5. Stress tracking is becoming a training tool, not just a wellness feature

Stress used to live in the wellness tab. Now it is becoming part of training decisions. That is one of the more practical fitness tracking trends 2026 because daily stress has a direct effect on intensity tolerance, cravings, sleep quality, and workout consistency.

A stressful workweek can make a normal lifting session feel much harder. It can also increase the chance that you skip training entirely because your routine is too rigid. Smarter trackers are starting to account for that by suggesting lower-intensity sessions, mobility work, shorter cardio blocks, or active recovery when your system is overloaded.

This does not mean every high-stress day should become a rest day. Sometimes movement improves stress. But if your tracker keeps flagging poor sleep, elevated resting heart rate, and declining output, that is useful information. It may be time to rotate in easier sessions, use recovery tools more aggressively, or tighten up your nighttime routine.
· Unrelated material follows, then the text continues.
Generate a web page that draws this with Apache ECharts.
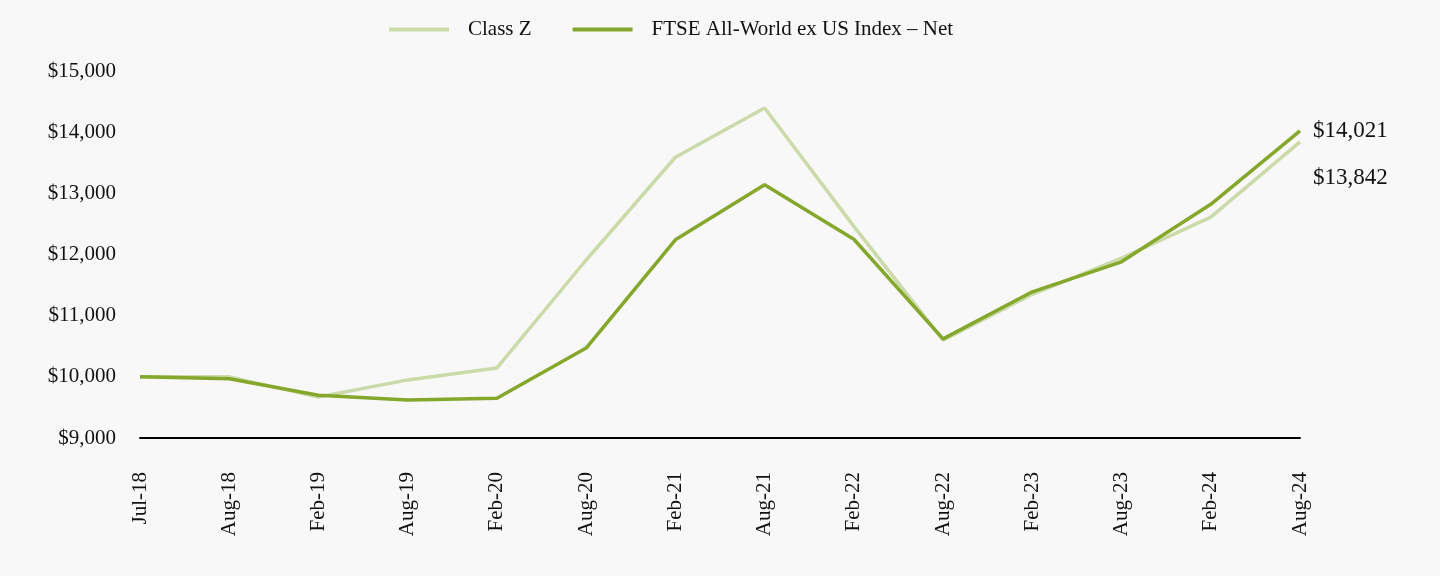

6. AI coaching is getting more actionable

The AI layer is not just about flashy chat features. The better use case is turning scattered health and workout data into a simpler plan. In 2026, expect more trackers to act like a practical coach: adjust today’s session, flag patterns, recommend recovery focus, and point out when your goals and habits are not lining up.
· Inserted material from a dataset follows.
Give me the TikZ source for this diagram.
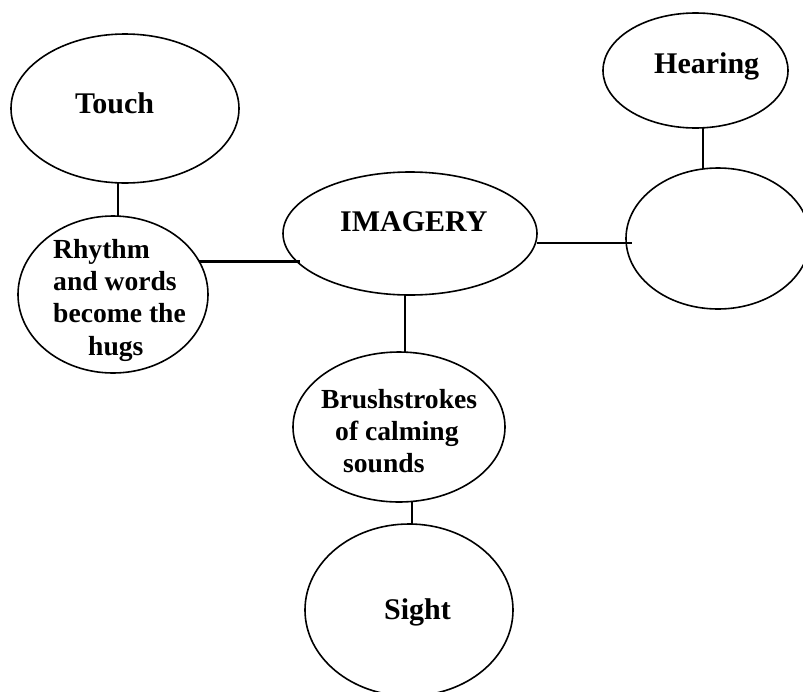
\documentclass[tikz,border=0pt]{standalone}
\usepackage{fontspec}
\setmainfont{Liberation Serif}
\usetikzlibrary{shapes.geometric,calc}
\begin{document}
\begin{tikzpicture}[x=1pt,y=-1pt,
  bub/.style={draw,ellipse,inner sep=0pt,outer sep=0pt,line width=1.6pt},
  lbl/.style={anchor=base west,inner sep=0pt,font=\fontsize{30}{32}\selectfont\bfseries},
  lbs/.style={anchor=base west,inner sep=0pt,font=\fontsize{27.6}{32}\selectfont\bfseries},
  con/.style={line width=2.2pt}]
\useasboundingbox (0,0) rectangle (803,691);
\clip (0,0) rectangle (803,691);
% ellipses
\node[bub,minimum width=228pt,minimum height=149pt] (touch) at (125,108.5) {};
\node[bub,minimum width=190pt,minimum height=157pt] (rhythm) at (113,294.5) {};
\node[bub,minimum width=254pt,minimum height=123pt] (imagery) at (410,233.5) {};
\node[bub,minimum width=185pt,minimum height=115pt] (hearing) at (695.5,70.5) {};
\node[bub,minimum width=184pt,minimum height=141pt] (empty) at (718,238.5) {};
\node[bub,minimum width=212pt,minimum height=150pt] (brush) at (399,427) {};
\node[bub,minimum width=208pt,minimum height=172pt] (sight) at (409,610) {};
% labels
\node[lbl] (touchT) at (75,113) {Touch};
\node[lbs] (r1) at (53,258) {Rhythm};
\node[lbs] (r2) at (53,290) {and words};
\node[lbs] (r3) at (53,322) {become the};
\node[lbs] (r4) at (88,355) {hugs};
\node[lbl] (imgT) at (340,231) {IMAGERY};
\node[lbl] (hearT) at (654,73) {Hearing};
\node[lbs] (b1) at (321,408) {Brushstrokes};
\node[lbs] (b2) at (335,440) {of calming};
\node[lbs] (b3) at (343,472) {sounds};
\node[lbl] (sightT) at (384,619) {Sight};
% connectors
\coordinate (tr) at ([xshift=-7pt]touch.south);
\draw[con] (tr) -- (tr |- rhythm.north);
\coordinate (ri) at (rhythm.21);
\draw[con] (ri) -- ($(ri -| imagery.west)+(17,0)$);
\coordinate (ie) at ([yshift=-9.5pt]imagery.east);
\draw[con] (ie) -- ($(ie -| empty.west)+(6,0)$);
\coordinate (he) at ([xshift=7.5pt]hearing.south);
\draw[con] (he) -- (he |- empty.north);
\coordinate (ib) at ([xshift=-5pt]imagery.south);
\draw[con] (ib) -- (ib |- brush.north);
\coordinate (bs) at ([xshift=13pt]brush.south);
\draw[con] (bs) -- (bs |- sight.north);
\end{tikzpicture}
\end{document}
When it works, this saves time and cuts decision fatigue. That is huge for busy adults who want progress without spending half an hour interpreting charts. The downside is that AI advice is only as good as the data going in. If your sleep data is spotty or you never log strength sessions accurately, the recommendations can get weak fast.

So the opportunity is not blind automation. It is useful automation. The best platforms will make the next action obvious, whether that means shortening your run, increasing incline walking, taking a lighter upper-body day, or prioritizing recovery nutrition post-workout.
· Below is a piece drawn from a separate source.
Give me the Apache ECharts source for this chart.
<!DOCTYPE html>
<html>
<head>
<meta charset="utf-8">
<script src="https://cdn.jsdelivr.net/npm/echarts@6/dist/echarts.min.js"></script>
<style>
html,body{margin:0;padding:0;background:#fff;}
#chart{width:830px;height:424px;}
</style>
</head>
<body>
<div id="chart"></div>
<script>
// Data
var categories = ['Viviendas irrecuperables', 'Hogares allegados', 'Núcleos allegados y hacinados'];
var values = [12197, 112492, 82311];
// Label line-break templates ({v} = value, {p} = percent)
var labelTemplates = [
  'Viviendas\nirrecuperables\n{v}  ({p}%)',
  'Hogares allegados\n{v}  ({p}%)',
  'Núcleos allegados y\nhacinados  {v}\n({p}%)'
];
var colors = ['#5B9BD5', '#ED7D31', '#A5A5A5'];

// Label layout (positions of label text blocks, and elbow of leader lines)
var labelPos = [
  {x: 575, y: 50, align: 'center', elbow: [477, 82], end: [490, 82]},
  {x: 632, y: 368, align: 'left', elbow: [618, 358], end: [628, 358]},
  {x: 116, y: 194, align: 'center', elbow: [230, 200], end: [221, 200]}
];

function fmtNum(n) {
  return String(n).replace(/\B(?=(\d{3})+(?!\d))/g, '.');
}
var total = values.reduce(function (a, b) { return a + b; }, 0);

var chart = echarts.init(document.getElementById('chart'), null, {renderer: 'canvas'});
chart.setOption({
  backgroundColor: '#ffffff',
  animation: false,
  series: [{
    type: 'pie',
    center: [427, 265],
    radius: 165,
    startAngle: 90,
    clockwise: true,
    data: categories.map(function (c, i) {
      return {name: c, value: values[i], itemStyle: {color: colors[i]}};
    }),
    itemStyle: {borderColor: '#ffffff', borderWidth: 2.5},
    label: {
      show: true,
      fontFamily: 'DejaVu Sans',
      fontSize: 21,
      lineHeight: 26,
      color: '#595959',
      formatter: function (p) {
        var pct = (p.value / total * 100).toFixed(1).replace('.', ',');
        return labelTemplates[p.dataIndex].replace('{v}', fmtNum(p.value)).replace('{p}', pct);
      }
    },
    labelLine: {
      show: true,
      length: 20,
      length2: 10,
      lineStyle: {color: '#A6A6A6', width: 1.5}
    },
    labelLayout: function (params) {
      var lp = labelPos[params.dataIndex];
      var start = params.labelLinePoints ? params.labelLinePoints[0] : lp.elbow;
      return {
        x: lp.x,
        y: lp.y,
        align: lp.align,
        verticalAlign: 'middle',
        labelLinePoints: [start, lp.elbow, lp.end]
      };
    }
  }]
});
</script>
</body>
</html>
7. The best setups will combine tracking with environment

Here is the trend that matters most for results: people are starting to realize that a tracker alone does not build consistency. Your environment does. If your watch tells you to train but your shoes are shot, your dumbbells are too light, and your sleep setup is a mess, the data will not save you.

That is why 2026 is favoring complete systems over isolated gadgets. A connected bike paired with a heart-rate monitor and recovery routine can create momentum. Adjustable dumbbells plus smarter strength tracking can keep progressive overload moving. Better activewear, recovery tools, and goal-specific nutrition can make it easier to stick with the habits your tracker is highlighting.

For shoppers, this is good news. You do not need the most expensive wearable to upgrade your routine. You need a setup that makes action easier. That might mean comparing a few trackers, then putting the rest of the budget into home-gym gear, recovery support, or supplements that actually fit your goal.

What to buy based on fitness tracking trends 2026

If you are choosing where to spend next, think in terms of bottlenecks. If consistency is your problem, prioritize low-friction tracking and equipment you will use often. If recovery is your weak point, look at sleep support, foam rollers, massage tools, hydration habits, and easier ways to manage training load. If body composition is the goal, tracking works best when paired with structured nutrition and repeatable workouts.

At FitwellGoods, that kind of goal-based thinking is the real advantage. Instead of chasing every new metric, build around what helps you show up, train hard enough, recover well, and keep going when motivation dips.

The smartest trend for 2026 is not more surveillance of your body. It is better feedback that helps you make the next rep, the next meal, and the next recovery choice count.